Listen to the complete interview with Cliff Bleszinski in Episode 531 of Geek’s Guide to the Galaxy (above). And check out some highlights from the discussion below.

Cliff Bleszinski on Gears of War:

People will criticize the game: “This is just some big stupid bro shooter with chainsaws.” But then once every three or four months, I’ll just pop onto YouTube and look up Dom’s death, look up the Maria scene, all the famous scenes, Tai killing himself, and just see how every comment is like, “Man, I had to pause the game and go to the bathroom after this and catch my breath.” To know that we had that power, that impact on people. Because books are amazing, television and film are amazing, but with games, you’re there, you’re the one controlling these characters, and they live and die based on your decisions. Though sometimes we have to take that decision away from you, as the creatives, and go, “No, this character’s going to go bye-bye, and it’s going to suck, and hopefully we’re going to squeeze out those feels from you, and make you suffer.”

Cliff Bleszinski on game writing:

There’s a reason why nearly every Gears game has a new writer, because writing in itself is hard enough—writing [Control Freak] was really rough, it took four years from start to finish—but then to write a video game is a whole other beast. You can have this character who’s key to the game, and he has a flamethrower, and the programmers can come in and be like, “We need to cut the flamethrower guy because the frame rate’s not holding up enough.” And it basically causes the writer to have to go and unpin every single narrative arc that was interwoven. … There’s a story about the writer for Gears 4 and 5 that he actually wound up in the hospital with chest pains from the stress of it. Making games is hard, but being the writer who’s at the beck and call of the designers and the video game team is a tough, tough gig.

Cliff Bleszinski on game developers:

Your average developer/publisher doesn’t want there to be visible developers, because a visible developer gets a fan base, and then they ultimately can leverage that fan base—and the fact that people know who they are—for more money and a better contract. And so you’ll see so many games now where you’ll get an update, and instead of being signed by the lead designer or the main creative, it’ll be from “the team.” And the powers that be like that, because they can just interchange anybody like a cog. You replace that cog and the machine will keep running. Whereas if there’s one person spearheading it and they move on, public confidence in the game goes down.

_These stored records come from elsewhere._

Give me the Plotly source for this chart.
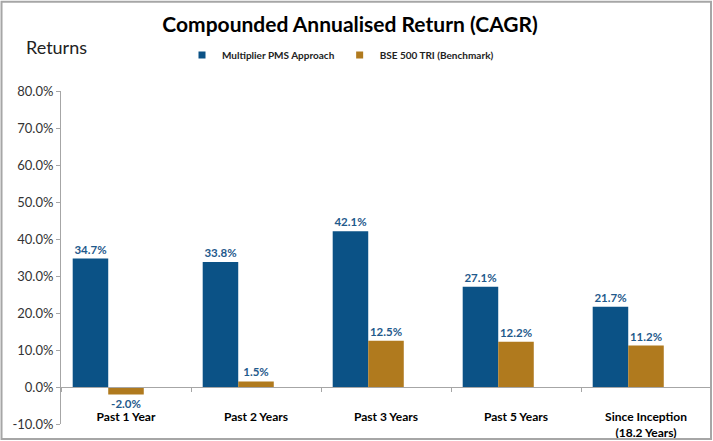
import plotly.graph_objects as go

categories = ["Past 1 Year", "Past 2 Years", "Past 3 Years", "Past 5 Years",
              "Since Inception<br>(18.2 Years)"]
pms_values = [34.7, 33.8, 42.1, 27.1, 21.7]
bse_values = [-2.0, 1.5, 12.5, 12.2, 11.2]
y_ticks = [-10, 0, 10, 20, 30, 40, 50, 60, 70, 80]

BLUE = "#0B5286"
GOLD = "#B07A1E"
LABEL = "#1F5A8C"
FONT = "Lato"

fig = go.Figure()

fig.add_trace(go.Bar(
    x=categories, y=pms_values, name="Multiplier PMS Approach",
    marker=dict(color=BLUE, line=dict(width=0)),
    text=[f"{v:.1f}%" for v in pms_values], textposition="outside",
    textfont=dict(family=FONT, size=11.5, color=LABEL, weight="bold"),
    cliponaxis=False, showlegend=False,
))
fig.add_trace(go.Bar(
    x=categories, y=bse_values, name="BSE 500 TRI (Benchmark)",
    marker=dict(color=GOLD, line=dict(width=0)),
    text=[f"{v:.1f}%" for v in bse_values], textposition="outside",
    textfont=dict(family=FONT, size=11.5, color=LABEL, weight="bold"),
    cliponaxis=False, showlegend=False,
))
# empty third slot, as in the original workbook's grouping
fig.add_trace(go.Bar(
    x=categories, y=[None] * len(categories), showlegend=False,
    hoverinfo="skip",
))

# small square legend keys
for name, color in [("Multiplier PMS Approach", BLUE),
                    ("BSE 500 TRI (Benchmark)", GOLD)]:
    fig.add_trace(go.Scatter(
        x=[None], y=[None], mode="markers", name=name,
        marker=dict(symbol="square", size=7, color=color),
    ))

fig.update_layout(
    width=713, height=441,
    margin=dict(l=61, r=2, t=91, b=17),
    paper_bgcolor="white", plot_bgcolor="white",
    barmode="group", bargap=0.18, bargroupgap=0,
    font=dict(family=FONT, color="#222222"),
    title=dict(text="<b>Compounded Annualised Return (CAGR)</b>",
               x=0.491, xanchor="center", y=0.944, yanchor="middle",
               font=dict(family=FONT, size=21, color="black")),
    legend=dict(orientation="h", x=0.43, xanchor="center", y=1.108,
                yanchor="middle", font=dict(family=FONT, size=10, color="#222222",
                                            weight="bold"),
                itemwidth=30, traceorder="normal"),
    annotations=[dict(text="Returns", xref="paper", yref="paper",
                      x=-0.057, y=1.132, xanchor="left", yanchor="middle",
                      showarrow=False,
                      font=dict(family=FONT, size=18, color="#222222"))],
    shapes=[dict(type="rect", xref="paper", yref="paper", layer="above",
                 x0=-0.0915, x1=1.0, y0=-0.045, y1=1.268,
                 line=dict(color="#A6A6A6", width=2))],
)

fig.update_yaxes(
    range=[-10, 80], tickvals=y_ticks,
    ticktext=[f"{v:.1f}%" for v in y_ticks],
    showgrid=False, zeroline=False,
    showline=True, linecolor="#A6A6A6", linewidth=1,
    ticks="outside", ticklen=4, tickcolor="#A6A6A6",
    tickfont=dict(family=FONT, size=13, color="#333333"),
)
fig.update_xaxes(
    anchor="free", position=10 / 90,
    showline=True, linecolor="#A6A6A6", linewidth=1,
    ticks="outside", ticklen=4, tickcolor="#A6A6A6", tickson="boundaries",
    ticklabelstandoff=19,
    showgrid=False,
    tickfont=dict(family=FONT, size=12, color="black", weight="bold"),
)

fig.write_html("out.html", config={"displayModeBar": False},
               post_script="document.body.style.margin='0';")
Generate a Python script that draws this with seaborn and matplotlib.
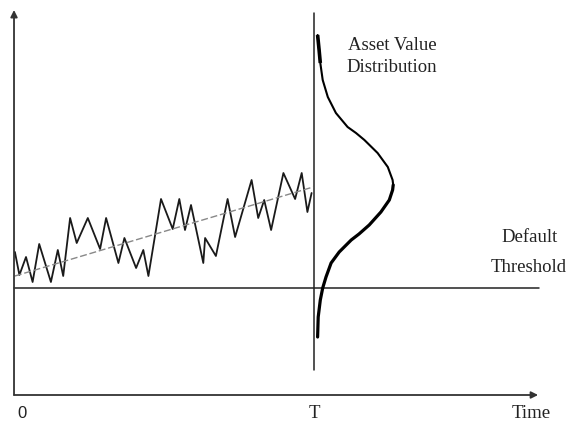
import numpy as np
import pandas as pd
import seaborn as sns
import matplotlib
matplotlib.use("Agg")
import matplotlib.pyplot as plt

# asset value path over time (0 .. T=10)
path_time = [0.03, 0.18, 0.40, 0.62, 0.84, 1.23, 1.46, 1.64, 1.87, 2.09, 2.46, 2.87,
             3.07, 3.48, 3.68, 4.07, 4.31, 4.48, 4.90, 5.29, 5.51, 5.70, 5.90, 6.31,
             6.37, 6.73, 7.12, 7.37, 7.92, 8.14, 8.34, 8.57, 8.98, 9.37, 9.59, 9.78, 9.92]
path_value = [14.3, 12.0, 13.8, 11.3, 15.1, 11.3, 14.5, 11.9, 17.7, 15.2, 17.7, 14.6,
              17.7, 13.2, 15.7, 12.7, 14.5, 11.9, 19.6, 16.6, 19.6, 16.5, 19.0, 13.2,
              15.7, 13.9, 19.6, 15.8, 21.5, 17.7, 19.5, 16.5, 22.2, 19.6, 22.2, 18.3, 20.2]

# drift line
trend_time = [0.03, 9.97]
trend_value = [11.9, 20.8]

# asset value distribution at T (level, horizontal density width)
dist_value = [36.0, 34.5, 33.2, 31.5, 29.8, 28.2, 26.8, 26.2, 25.5, 24.2, 22.8, 21.5,
              21.0, 20.5, 19.5, 18.3, 17.0, 16.1, 15.5, 14.3, 13.2, 11.8, 10.7, 9.5,
              7.8, 5.8]
dist_density = [0.12, 0.17, 0.21, 0.29, 0.46, 0.73, 1.12, 1.40, 1.68, 2.12, 2.46, 2.62,
                2.64, 2.62, 2.51, 2.23, 1.84, 1.50, 1.24, 0.84, 0.57, 0.40, 0.29, 0.21,
                0.14, 0.12]

T = 10
threshold = 10.7
t_end = 17.47
v_top = 38.5

sns.set_style("white")

fig = plt.figure(figsize=(5.69, 4.23), dpi=100)
ax = fig.add_axes([0, 0, 1, 1])
ax.axis("off")

axis_color = "#333333"
serif = "Liberation Serif"

# axes with arrows
ax.annotate("", xy=(0, v_top), xytext=(0, 0),
            arrowprops=dict(arrowstyle="-|>", color=axis_color, lw=1.3, mutation_scale=10,
                            shrinkA=0, shrinkB=0))
ax.annotate("", xy=(t_end, 0), xytext=(0, 0),
            arrowprops=dict(arrowstyle="-|>", color=axis_color, lw=1.3, mutation_scale=10,
                            shrinkA=0, shrinkB=0))

# default threshold and maturity line
ax.plot([0, 17.5], [threshold, threshold], color="#222222", lw=1.1)
ax.plot([T, T], [2.5, 38.2], color="#222222", lw=1.1)

path_df = pd.DataFrame({"time": path_time, "value": path_value})
sns.lineplot(data=path_df, x="time", y="value", sort=False, ax=ax,
             color="#1a1a1a", lw=1.3)
sns.lineplot(x=trend_time, y=trend_value, ax=ax, color="#888888", lw=1.0,
             linestyle=(0, (5, 2)))

dist_df = pd.DataFrame({"x": T + np.array(dist_density), "value": dist_value})
upper = dist_df.iloc[:13]
lower = dist_df.iloc[12:]
sns.lineplot(data=upper, x="x", y="value", sort=False, ax=ax, color="black", lw=1.5,
             solid_joinstyle="round", solid_capstyle="round")
sns.lineplot(data=lower, x="x", y="value", sort=False, ax=ax, color="black", lw=2.3,
             solid_joinstyle="round")
ax.plot(dist_df["x"][:3], dist_df["value"][:3], color="black", lw=2.6,
        solid_capstyle="butt")

ax.set_xlim(-0.467, 18.5)
ax.set_ylim(-2.8, 39.5)

ax.text(0.27, -1.8, "0", family="Liberation Sans", fontsize=12, ha="center", va="center",
        color="#222222")
ax.text(T, -1.8, "T", family=serif, fontsize=13.5, ha="center", va="center", color="#222222")
ax.text(17.23, -1.8, "Time", family=serif, fontsize=13.5, ha="center", va="center",
        color="#222222")
ax.text(12.6, 35.0, "Asset Value", family=serif, fontsize=13.5, ha="center", va="center",
        color="#222222")
ax.text(12.6, 32.7, "Distribution", family=serif, fontsize=13.5, ha="center", va="center",
        color="#222222")
ax.text(17.17, 15.8, "Default", family=serif, fontsize=13.5, ha="center", va="center",
        color="#222222")
ax.text(17.17, 12.7, "Threshold", family=serif, fontsize=13.5, ha="center", va="center",
        color="#222222")

fig.savefig("out.png", dpi=100)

Cliff Bleszinski on Nintendo:

I worshiped Nintendo, my entire walls were covered in all things Nintendo, I ate the cereal even. My reaction time was on point. I was Spider-Man Tobey Maguire catching the food in the cafeteria. Deadly Towers was another really tough one, Mighty Bomb Jack. All of them. I saw them as conquests, and so I wanted to see how many I could beat. I had a giant poster board on the back of my bedroom door, and I wrote down the names of all of them. I wish I still had it. I have that old Nintendo upstairs right now, and I literally have hash marks on it—kind of like a fighter pilot shooting down MiGs—of games I beat. I even took an old broken cartridge and spray-painted it and wrote “100 Games Beat” and made myself a little trophy. I just loved it.